The Collector | Hong Kong picks first female artist for solo show at Venice Biennale – it’s about time
Hong Kong-born, Los Angeles-based Shirley Tse’s choice marks a welcome series of firsts for the city
Getting Shirley Tse to represent Hong Kong at the 2019 Venice Biennale is to be applauded. She’s a woman. She’s older than those chosen in the past. She’s international. And, most importantly, she is an artist of such calibre that one cannot dismiss the choice as mere tokenism.
Since 2009, the Hong Kong Arts Development Council, which is in charge of the Hong Kong Pavilion in Venice, has adopted the format of a site-specific solo exhibition instead of a group show. That gives one artist the opportunity to really shine at the world’s biggest and most important contemporary art exhibition. Samson Young Kar-fai’s “Songs for Disaster Relief”, for example, was seen by 130,000 people in the Italian city last year.
It is an opportunity that has never before been given to an artist who is not male. That’s not just the council’s fault, however. Since 2013, the pavilion has been co-presented by M+, the upcoming museum of visual culture in the West Kowloon Cultural District, and M+ curators have been making the pick in consultation with the council.
Not only has the pavilion been devoid of diversity, critics lament, it is also a “black box” operation that blocks out the rest of the arts community. (Before 2013, the pavilion’s curators were chosen following an open invitation for proposals.)

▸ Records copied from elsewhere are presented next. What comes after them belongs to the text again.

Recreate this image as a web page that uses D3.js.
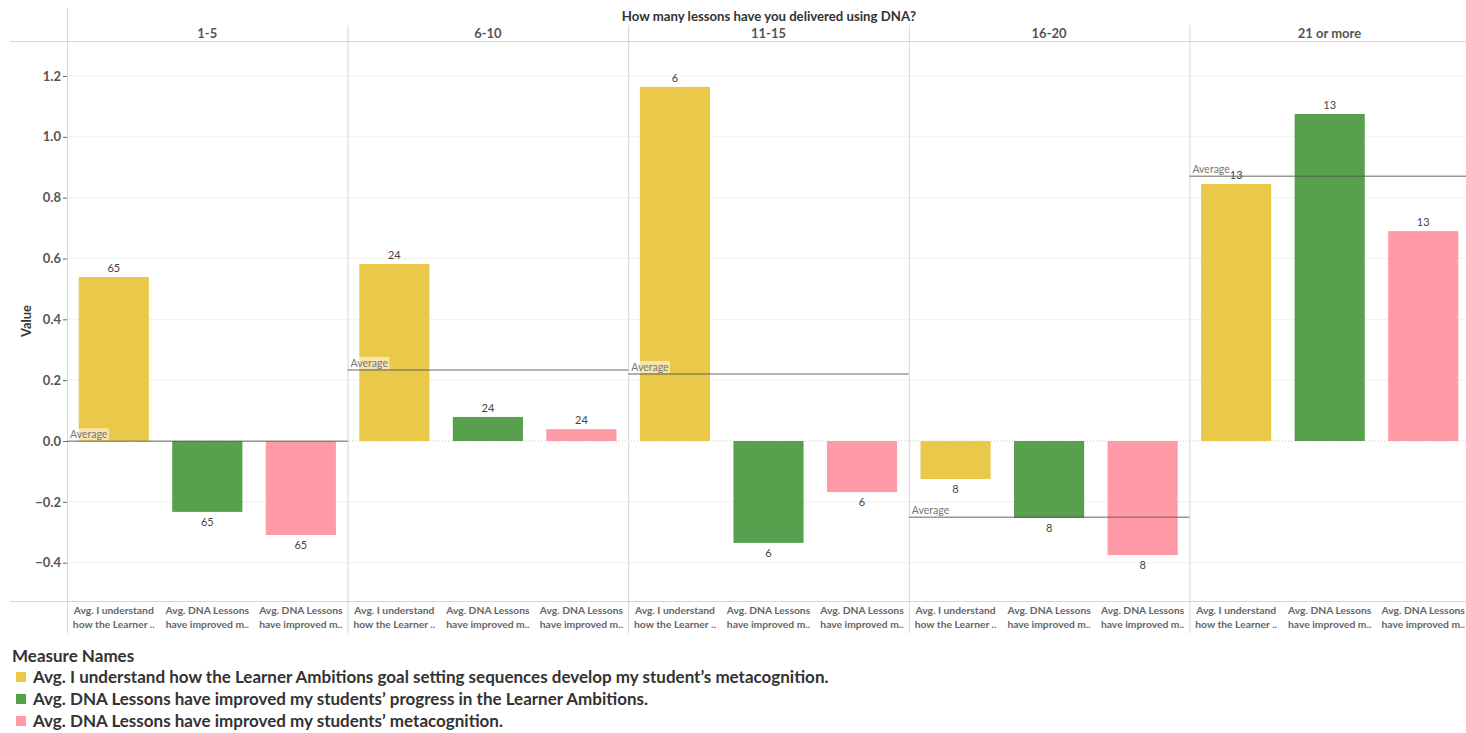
<!DOCTYPE html>
<html>
<head>
<meta charset="utf-8">
<script src="https://cdn.jsdelivr.net/npm/d3@7"></script>
<style>
  html, body { margin: 0; padding: 0; background: #fff; }
  svg { display: block; font-family: Lato, "Noto Sans", sans-serif; }
</style>
</head>
<body>
<svg id="chart" width="1466" height="733"></svg>
<script>
// Columns: how many lessons delivered
const groups = ["1-5", "6-10", "11-15", "16-20", "21 or more"];
// Measures shown within each column
const measures = [
  "Avg. I understand how the Learner Ambitions goal setting sequences develop my student\u2019s metacognition.",
  "Avg. DNA Lessons have improved my students\u2019 progress in the Learner Ambitions.",
  "Avg. DNA Lessons have improved my students\u2019 metacognition."
];
const axisLabelLines = [
  ["Avg. I understand", "how the Learner .."],
  ["Avg. DNA Lessons", "have improved m.."],
  ["Avg. DNA Lessons", "have improved m.."]
];
const colors = ["#eac84a", "#58a04e", "#fe9ba6"];
// Average value per measure, one row per column
const understandValues = [0.539, 0.582, 1.164, -0.125, 0.845];
const progressValues   = [-0.233, 0.079, -0.335, -0.253, 1.075];
const metacogValues    = [-0.309, 0.039, -0.168, -0.375, 0.690];
// Number of responses in each column
const counts = [65, 24, 6, 8, 13];
const yTicks = [-0.4, -0.2, 0.0, 0.2, 0.4, 0.6, 0.8, 1.0, 1.2];

const series = [understandValues, progressValues, metacogValues];

const svg = d3.select("#chart");
const plotLeft = 67, plotRight = 1470, plotTop = 41, plotBottom = 601;

const xGroup = d3.scaleBand().domain(groups).range([plotLeft, plotRight]).padding(0);
const xMeasure = d3.scaleBand().domain(d3.range(measures.length))
  .range([0, xGroup.bandwidth()]).paddingInner(0.25).paddingOuter(0.125);
const y = d3.scaleLinear().domain([-0.526, 1.315]).range([plotBottom, plotTop]);

// Gridlines
svg.append("g").selectAll("line").data(yTicks.filter(d => d !== 0)).join("line")
  .attr("x1", plotLeft).attr("x2", plotRight)
  .attr("y1", d => y(d)).attr("y2", d => y(d))
  .attr("stroke", "#f0f0f0").attr("stroke-width", 1);

// Zero line
svg.append("line")
  .attr("x1", plotLeft).attr("x2", plotRight).attr("y1", y(0)).attr("y2", y(0))
  .attr("stroke", "#c8c8c8").attr("stroke-dasharray", "1,2");

// Frame lines
svg.append("line").attr("x1", 10).attr("x2", 1466).attr("y1", plotTop + 0.5).attr("y2", plotTop + 0.5)
  .attr("stroke", "#d6d6d6");
svg.append("line").attr("x1", 10).attr("x2", 1466).attr("y1", plotBottom + 0.5).attr("y2", plotBottom + 0.5)
  .attr("stroke", "#d6d6d6");
svg.append("line").attr("x1", plotLeft + 0.5).attr("x2", plotLeft + 0.5).attr("y1", 8).attr("y2", 633)
  .attr("stroke", "#d6d6d6");
svg.append("g").selectAll("line").data(groups.slice(1)).join("line")
  .attr("x1", d => xGroup(d) + 0.5).attr("x2", d => xGroup(d) + 0.5)
  .attr("y1", 25).attr("y2", 633)
  .attr("stroke", "#d6d6d6");

// Title and column headers
svg.append("text").attr("x", 769).attr("y", 21).attr("text-anchor", "middle")
  .attr("font-size", 13.2).attr("font-weight", 700).attr("fill", "#333")
  .text("How many lessons have you delivered using DNA?");
svg.append("g").selectAll("text").data(groups).join("text")
  .attr("x", d => d === "21 or more" ? xGroup(d) + 140 : xGroup(d) + xGroup.bandwidth() / 2)
  .attr("y", 38).attr("text-anchor", "middle")
  .attr("font-size", 13).attr("font-weight", 700).attr("fill", "#555")
  .text(d => d);

// Y axis
const yAxis = d3.axisLeft(y).tickValues(yTicks).tickFormat(d3.format(".1f")).tickSize(4).tickPadding(2);
const gy = svg.append("g").attr("transform", `translate(${plotLeft},0)`).call(yAxis);
gy.select(".domain").remove();
gy.selectAll(".tick line").attr("stroke", "#666");
gy.selectAll(".tick text").attr("font-size", 13).attr("font-weight", 700).attr("fill", "#555")
  .attr("font-family", "Lato, sans-serif");
svg.append("text").attr("transform", `translate(31,${(plotTop + plotBottom) / 2}) rotate(-90)`)
  .attr("text-anchor", "middle").attr("font-size", 13).attr("font-weight", 700).attr("fill", "#333")
  .text("Value");

// Bars, labels and per-column averages
const panels = svg.append("g");
groups.forEach((g, gi) => {
  const gx = xGroup(g);
  const pg = panels.append("g").attr("transform", `translate(${gx},0)`);
  const rows = series.map((s, mi) => ({ mi, v: s[gi] }));
  pg.selectAll("rect").data(rows).join("rect")
    .attr("x", d => xMeasure(d.mi))
    .attr("width", xMeasure.bandwidth())
    .attr("y", d => y(Math.max(0, d.v)))
    .attr("height", d => Math.abs(y(d.v) - y(0)))
    .attr("fill", d => colors[d.mi]);
  pg.selectAll("text.val").data(rows).join("text").attr("class", "val")
    .attr("x", d => xMeasure(d.mi) + xMeasure.bandwidth() / 2)
    .attr("y", d => d.v >= 0 ? y(d.v) - 5 : y(d.v) + 14)
    .attr("text-anchor", "middle").attr("font-size", 11).attr("fill", "#444")
    .text(counts[gi]);
  // x-axis labels
  rows.forEach(d => {
    const t = pg.append("text").attr("text-anchor", "middle")
      .attr("x", xMeasure(d.mi) + xMeasure.bandwidth() / 2)
      .attr("font-size", 10.3).attr("font-weight", 700).attr("fill", "#666");
    axisLabelLines[d.mi].forEach((line, li) => {
      t.append("tspan").attr("x", xMeasure(d.mi) + xMeasure.bandwidth() / 2)
        .attr("y", 614 + li * 14).text(line);
    });
  });
  // average reference line
  const avg = d3.mean(rows, d => d.v);
  const lbl = pg.append("g").attr("transform", `translate(2,${y(avg) - 3})`);
  const txt = lbl.append("text").attr("x", 1).attr("y", 0)
    .attr("font-size", 10.5).attr("fill", "#777").text("Average");
  const bb = txt.node().getBBox();
  lbl.insert("rect", "text").attr("x", bb.x - 1).attr("y", bb.y).attr("width", bb.width + 2).attr("height", bb.height)
    .attr("fill", "#fff").attr("opacity", 0.55);
  pg.append("line").attr("x1", 0).attr("x2", xGroup.bandwidth())
    .attr("y1", y(avg)).attr("y2", y(avg))
    .attr("stroke", "#555").attr("stroke-opacity", 0.6).attr("stroke-width", 1.5);
});

// Legend
const legend = svg.append("g").attr("transform", "translate(12,0)");
legend.append("text").attr("x", 0).attr("y", 662).attr("font-size", 17).attr("font-weight", 700)
  .attr("fill", "#333").text("Measure Names");
measures.forEach((m, i) => {
  const yy = 683 + i * 22;
  legend.append("rect").attr("x", 4).attr("y", yy - 11).attr("width", 10).attr("height", 10)
    .attr("fill", colors[i]);
  legend.append("text").attr("x", 21).attr("y", yy).attr("font-size", 17).attr("font-weight", 700)
    .attr("fill", "#333").text(m);
});
</script>
</body>
</html>
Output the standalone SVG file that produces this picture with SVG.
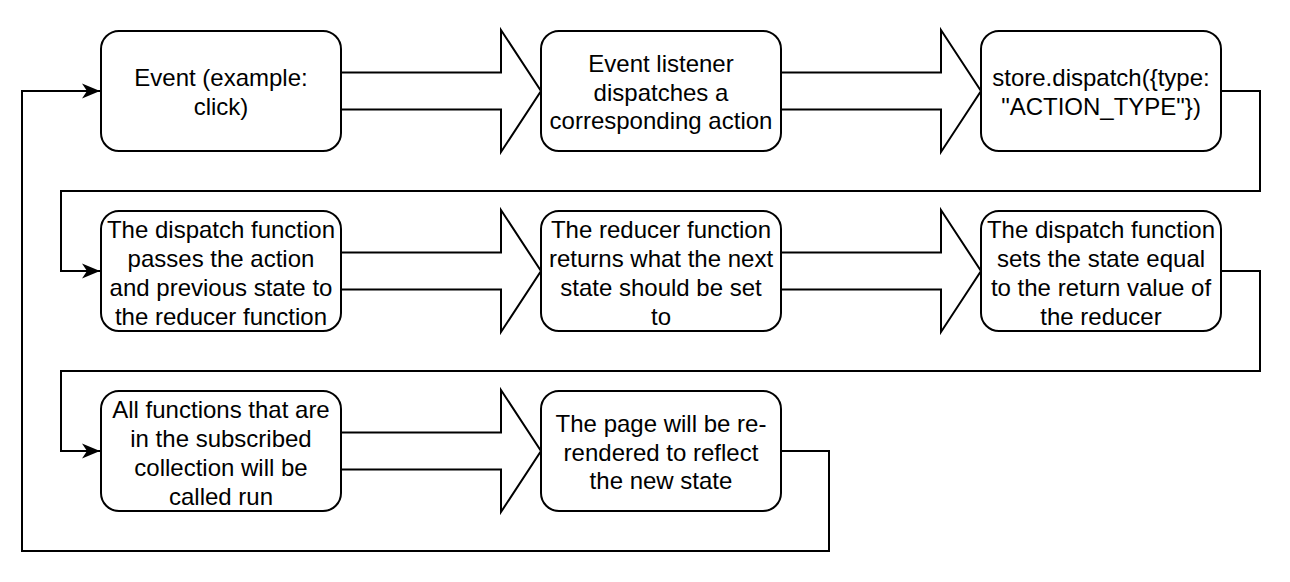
<svg xmlns="http://www.w3.org/2000/svg" width="1290" height="582" viewBox="0 0 1290 582">
<defs>
<style>
.node rect{fill:#fff;stroke:#000;stroke-width:2}
.node text{font-family:"Liberation Sans",Arial,sans-serif;font-size:24px;fill:#000;text-anchor:middle}
.block{fill:#fff;stroke:#000;stroke-width:2;stroke-linejoin:miter}
.conn{fill:none;stroke:#000;stroke-width:2}
</style>
<marker id="ah" viewBox="0 0 18 16" refX="18" refY="8" markerWidth="18" markerHeight="16" markerUnits="userSpaceOnUse" orient="auto">
<path d="M0,0.5 L18,8 L0,15.5 L5,8 Z" fill="#000"/>
</marker>
</defs>
<g id="connectors">
<path class="block" d="M341,72.5 H501 V30 L541,91 L501,152 V109.5 H341"/>
<path class="block" d="M781,72.5 H941 V30 L981,91 L941,152 V109.5 H781"/>
<path class="block" d="M341,252.5 H501 V210 L541,271 L501,332 V289.5 H341"/>
<path class="block" d="M781,252.5 H941 V210 L981,271 L941,332 V289.5 H781"/>
<path class="block" d="M341,432.5 H501 V390 L541,451 L501,512 V469.5 H341"/>
<path class="conn" marker-end="url(#ah)" d="M1221,91 H1260 V191 H61 V271 H100"/>
<path class="conn" marker-end="url(#ah)" d="M1221,271 H1260 V371 H61 V451 H100"/>
<path class="conn" marker-end="url(#ah)" d="M781,451 H829 V551 H22 V91 H100"/>
</g>
<g id="n1" class="node"><rect x="101" y="31" width="240" height="120" rx="18"/>
<text x="221" y="86">Event (example:</text><text x="221" y="115">click)</text></g>
<g id="n2" class="node"><rect x="541" y="31" width="240" height="120" rx="18"/>
<text x="661" y="72">Event listener</text><text x="661" y="101">dispatches a</text><text x="661" y="129">corresponding action</text></g>
<g id="n3" class="node"><rect x="981" y="31" width="240" height="120" rx="18"/>
<text x="1101" y="86">store.dispatch({type:</text><text x="1101" y="115">"ACTION_TYPE"})</text></g>
<g id="n4" class="node"><rect x="101" y="211" width="240" height="120" rx="18"/>
<text x="221" y="238">The dispatch function</text><text x="221" y="267">passes the action</text><text x="221" y="296">and previous state to</text><text x="221" y="325">the reducer function</text></g>
<g id="n5" class="node"><rect x="541" y="211" width="240" height="120" rx="18"/>
<text x="661" y="238">The reducer function</text><text x="661" y="267">returns what the next</text><text x="661" y="296">state should be set</text><text x="661" y="325">to</text></g>
<g id="n6" class="node"><rect x="981" y="211" width="240" height="120" rx="18"/>
<text x="1101" y="238">The dispatch function</text><text x="1101" y="267">sets the state equal</text><text x="1101" y="296">to the return value of</text><text x="1101" y="325">the reducer</text></g>
<g id="n7" class="node"><rect x="101" y="391" width="240" height="120" rx="18"/>
<text x="221" y="418">All functions that are</text><text x="221" y="447">in the subscribed</text><text x="221" y="476">collection will be</text><text x="221" y="505">called run</text></g>
<g id="n8" class="node"><rect x="541" y="391" width="240" height="120" rx="18"/>
<text x="661" y="432">The page will be re-</text><text x="661" y="461">rendered to reflect</text><text x="661" y="489">the new state</text></g>
</svg>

Now the council and M+ seem to be listening.
For the 2017 edition, Ying Kwok was brought in as guest curator, which added an outside voice to the M+ production of Young’s exhibition. For 2019, another outsider, Christina Li, has been made guest curator, andshe got to pick the featured artist.
“I thought, ‘It’s got to be a woman,’” says Li, the former curator of non-profit art space Spring Workshop. “I wanted to look beyond artists of my generation [those born in the 1970s and 80s]. Those we have sent to Venice in recent years were all about the same age. I want to show the world that Hong Kong’s contemporary art scene is broad. When I looked at what Shirley’s done all these years, I thought she fit the bill perfectly.”